The rationale is that there is little to be gained in workforce participation or productivity terms by providing anything more than token financial assistance to those women who are already strongly “attached” to the workforce, that is, those willing and able to take unpaid leave and then return to work.


The scheme is to be entirely publicly funded, with employers contributing nothing. Employers have no obligation to top up the minimum wage payment to the equivalent of a worker’s normal salary. In addition, there is no requirement for those employers who now voluntarily provide paid parental leave to continue to do so, potentially allowing them to reduce costs by forcing staff to rely on the taxpayer funded scheme. No superannuation payments have to be paid during the PPL period, nor do annual and long service leave entitlements continue to accrue.

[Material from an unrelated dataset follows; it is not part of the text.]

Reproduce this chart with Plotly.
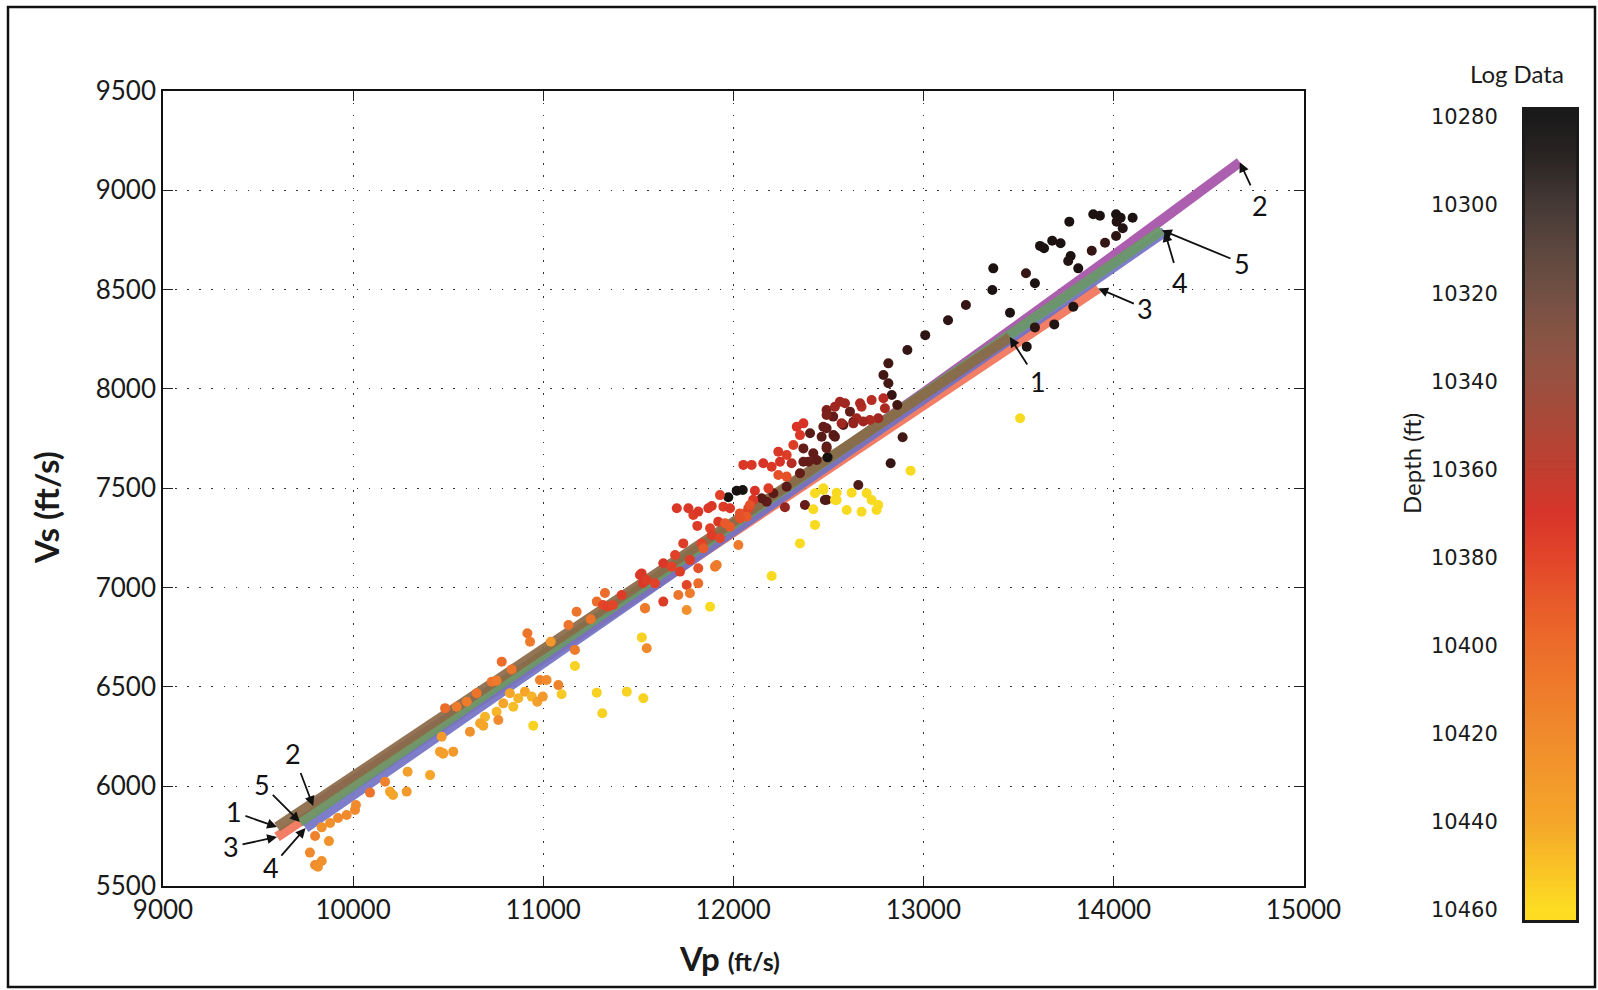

Working women opting into the scheme will nevertheless receive their leave payments not from Centrelink or the Family Assistance Office but from their employers who will receive the funds in advance from the government. The Productivity Commission report explained that this was necessary to ensure the maintenance of workers’ connection to their employer, and ensure that the payments are seen as an “in-work benefit” rather than welfare. All this amounts to a concealed public subsidy for business to reduce staff turnover costs.


There is every possibility that additional pro-business measures will be incorporated into the government’s scheme by the time it is due to be implemented in January 2011. Significantly, the Rudd government rejected the Productivity Commission’s recommendation for some form of paid paternity leave on the grounds that the “global economic downturn” made it unaffordable. This leaves the door open for the scheme to be further watered down or scrapped altogether as the full impact of the global financial crisis hits Australia.